Saturday, 19 April 2008

The real Mr Darcy

Readingwise, nothing can beat the year when I discovered the following books, back to back - Gone with the Wind, Pride & Prejudice and Rebecca. All three remain my perennial favourites. Elizabeth's wit, Scarlett's courage and charm, the gauche herione crippled by shyness in Rebecca inspired in me ambitions I had scarcely dared to entertain.

And the men!

Swashbuckling Rhett, whose sardonic eyebrow cocking smile hid a yearning to be understood. Kind, noble Maxim. Who, all gruff and grim, never let on his fears. And the imperious Darcy. Who humbled himself before the woman he came to admire.

I lived in those worlds then. Still do sometimes, it must be admitted. Every afternoon, my reading corner in the Southern Avenue flat would magically disappear, and I would be in Atlanta, peeping behind voluminous skirts as men bowed and women tossed their curls. Or I would be running along to the cove in Manderley, heart in my mouth, as the Cornish sea frothed in menace.

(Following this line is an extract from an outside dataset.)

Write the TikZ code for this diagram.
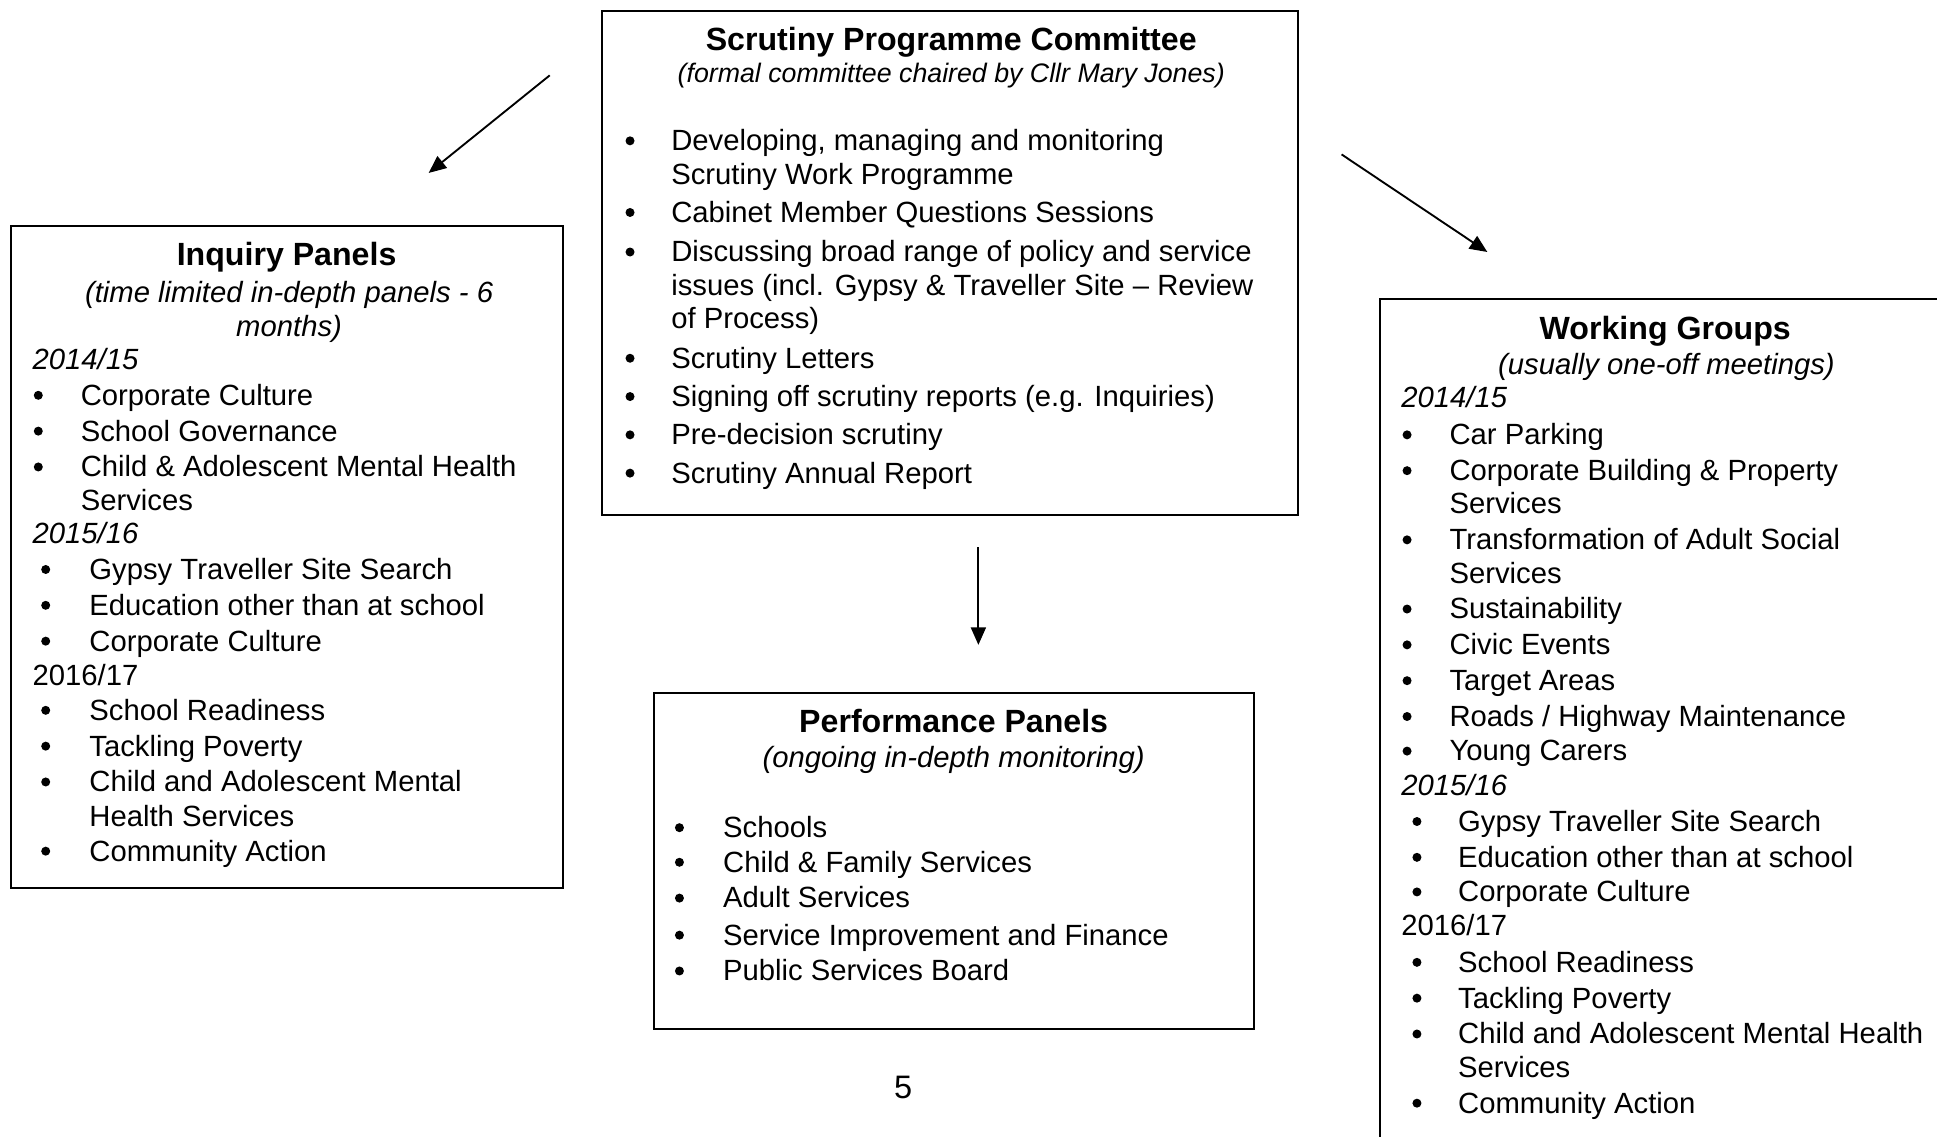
\documentclass[tikz,border=0pt]{standalone}
\usepackage{fontspec}
\setmainfont{Liberation Sans}
\usetikzlibrary{arrows.meta,fit}

\newcommand\fs{\fontsize{11.7pt}{14pt}\selectfont}
\newcommand\fst{\fontsize{12.85pt}{15pt}\selectfont}
% bullet item: name, bullet x, text x, baseline y, text
\newcommand\bl[5]{%
  \node[dot] (#1d) at (#2,#4-8) {};
  \node[txt] (#1) at (#3,#4) {#5};}
% plain left-aligned line: name, x, baseline y, text
\newcommand\pline[4]{\node[txt] (#1) at (#2,#3) {#4};}

\begin{document}
\begin{tikzpicture}[x=0.49412pt,y=-0.49412pt,
  every node/.style={inner sep=0pt,font=\fs},
  txt/.style={anchor=base west},
  dot/.style={circle,fill,minimum size=3.6pt},
  ttl/.style={anchor=base,font=\fst\bfseries},
  sub/.style={anchor=base,font=\fs\itshape},
  yr/.style={anchor=base west,font=\fs\itshape},
  panel/.style={draw,line width=0.8pt,inner sep=0pt},
  arr/.style={line width=0.75pt,-{Triangle[length=7pt,width=6pt]}}]
\clip (0,0) rectangle (1568,919.6);

% frames
\node[panel,fit={(487,9) (1051,417)}] (spc) {};
\node[panel,fit={(9,183) (456,719)}] (inq) {};
\node[panel,fit={(529,561) (1015,833)}] (perf) {};
\node[panel,fit={(1117,242) (1590,940)}] (work) {};

% arrows
\coordinate (aLs) at (445,61);  \coordinate (aLe) at (347,140);
\coordinate (aRs) at (1086,125); \coordinate (aRe) at (1204,204);
\coordinate (aDs) at (792,443); \coordinate (aDe) at (792,522);
\draw[arr] (aLs) -- (aLe);
\draw[arr] (aRs) -- (aRe);
\draw[arr] (aDs) -- (aDe);

% Scrutiny Programme Committee
\node[ttl] (spct) at (770,41) {Scrutiny Programme Committee};
\node[sub,font=\fontsize{10.7pt}{13pt}\selectfont\itshape] (spcs) at (770,67) {(formal committee chaired by Cllr Mary Jones)};
\bl{s1}{510}{543}{122}{Developing, managing and monitoring}
\pline{s1b}{543}{149}{Scrutiny Work Programme}
\bl{s2}{510}{543}{180}{Cabinet Member Questions Sessions}
\bl{s3}{510}{543}{212}{Discussing broad range of policy and service}
\pline{s3b}{543}{239}{issues (incl. Gypsy \& Traveller Site – Review}
\pline{s3c}{543}{266}{of Process)}
\bl{s4}{510}{543}{298}{Scrutiny Letters}
\bl{s5}{510}{543}{329}{Signing off scrutiny reports (e.g. Inquiries)}
\bl{s6}{510}{543}{360}{Pre-decision scrutiny}
\bl{s7}{510}{543}{391}{Scrutiny Annual Report}

% Inquiry Panels
\node[ttl] (inqt) at (232,215) {Inquiry Panels};
\node[sub] (inqs1) at (234,245) {(time limited in-depth panels - 6};
\node[sub] (inqs2) at (234,272) {months)};
\node[yr] (iy1) at (26,299) {2014/15};
\bl{i1}{31}{65}{328}{Corporate Culture}
\bl{i2}{31}{65}{357}{School Governance}
\bl{i3}{31}{65}{386}{Child \& Adolescent Mental Health}
\pline{i3b}{65}{413}{Services}
\node[yr] (iy2) at (26,440) {2015/16};
\bl{i4}{37}{72}{469}{Gypsy Traveller Site Search}
\bl{i5}{37}{72}{498}{Education other than at school}
\bl{i6}{37}{72}{527}{Corporate Culture}
\pline{iy3}{26}{555}{2016/17}
\bl{i7}{37}{72}{583}{School Readiness}
\bl{i8}{37}{72}{612}{Tackling Poverty}
\bl{i9}{37}{72}{641}{Child and Adolescent Mental}
\pline{i9b}{72}{669}{Health Services}
\bl{i10}{37}{72}{697}{Community Action}

% Performance Panels
\node[ttl] (perft) at (772,593) {Performance Panels};
\node[sub] (perfs) at (772,621) {(ongoing in-depth monitoring)};
\bl{p1}{550}{585}{678}{Schools}
\bl{p2}{550}{585}{706}{Child \& Family Services}
\bl{p3}{550}{585}{735}{Adult Services}
\bl{p4}{550}{585}{765}{Service Improvement and Finance}
\bl{p5}{550}{585}{794}{Public Services Board}

% Working Groups
\node[ttl] (workt) at (1348,275) {Working Groups};
\node[sub] (works) at (1349,303) {(usually one-off meetings)};
\node[yr] (wy1) at (1134,330) {2014/15};
\bl{w1}{1139}{1173}{360}{Car Parking}
\bl{w2}{1139}{1173}{389}{Corporate Building \& Property}
\pline{w2b}{1173}{416}{Services}
\bl{w3}{1139}{1173}{445}{Transformation of Adult Social}
\pline{w3b}{1173}{472}{Services}
\bl{w4}{1139}{1173}{501}{Sustainability}
\bl{w5}{1139}{1173}{530}{Civic Events}
\bl{w6}{1139}{1173}{559}{Target Areas}
\bl{w7}{1139}{1173}{588}{Roads / Highway Maintenance}
\bl{w8}{1139}{1173}{616}{Young Carers}
\node[yr] (wy2) at (1134,644) {2015/16};
\bl{w9}{1147}{1180}{673}{Gypsy Traveller Site Search}
\bl{w10}{1147}{1180}{702}{Education other than at school}
\bl{w11}{1147}{1180}{730}{Corporate Culture}
\pline{wy3}{1134}{757}{2016/17}
\bl{w12}{1147}{1180}{787}{School Readiness}
\bl{w13}{1147}{1180}{816}{Tackling Poverty}
\bl{w14}{1147}{1180}{845}{Child and Adolescent Mental Health}
\pline{w14b}{1180}{872}{Services}
\bl{w15}{1147}{1180}{901}{Community Action}

% page number
\node[anchor=base,font=\fontsize{13pt}{15pt}\selectfont] (pageno) at (731,889) {5};
\end{tikzpicture}
\end{document}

I suspect, all these women writers, at some point, were little girls much like I was. And maybe Margaret Mitchel really did meet her Rhett. Or Daphne du Maurier really did love a Maxim. Her precious Manderley does exist, so did perhaps Mr de Winter.

Much has been made of Austen's little romance with a young Irishman named Tom Lefroy in the movie Becoming Jane. So while that solves our mystery of who the real Darcy was, why Jane never let go of her prejudices to be united with her Darcy, I wonder. She died young, leaving behind her works that continue to charm and enthrall. But did she die of a broken heart?

It's true though, to create something that moves us as much as these beautiful pieces of literature do, requires much more than talent, ingenuity and wit. It needs that special brand of wisdom and feeling that can only come from one who has experienced something similar. From someone who has known great love and even greater pain.

I had known neither when I first read these books. But now that I am older, and have seen much more than I ever thought I would, these books still touch me in a way few things can. That's the real magic these women had. And while many maudlin efforts are made everyday to reach some of their stature, I would be surprised if anyone really can.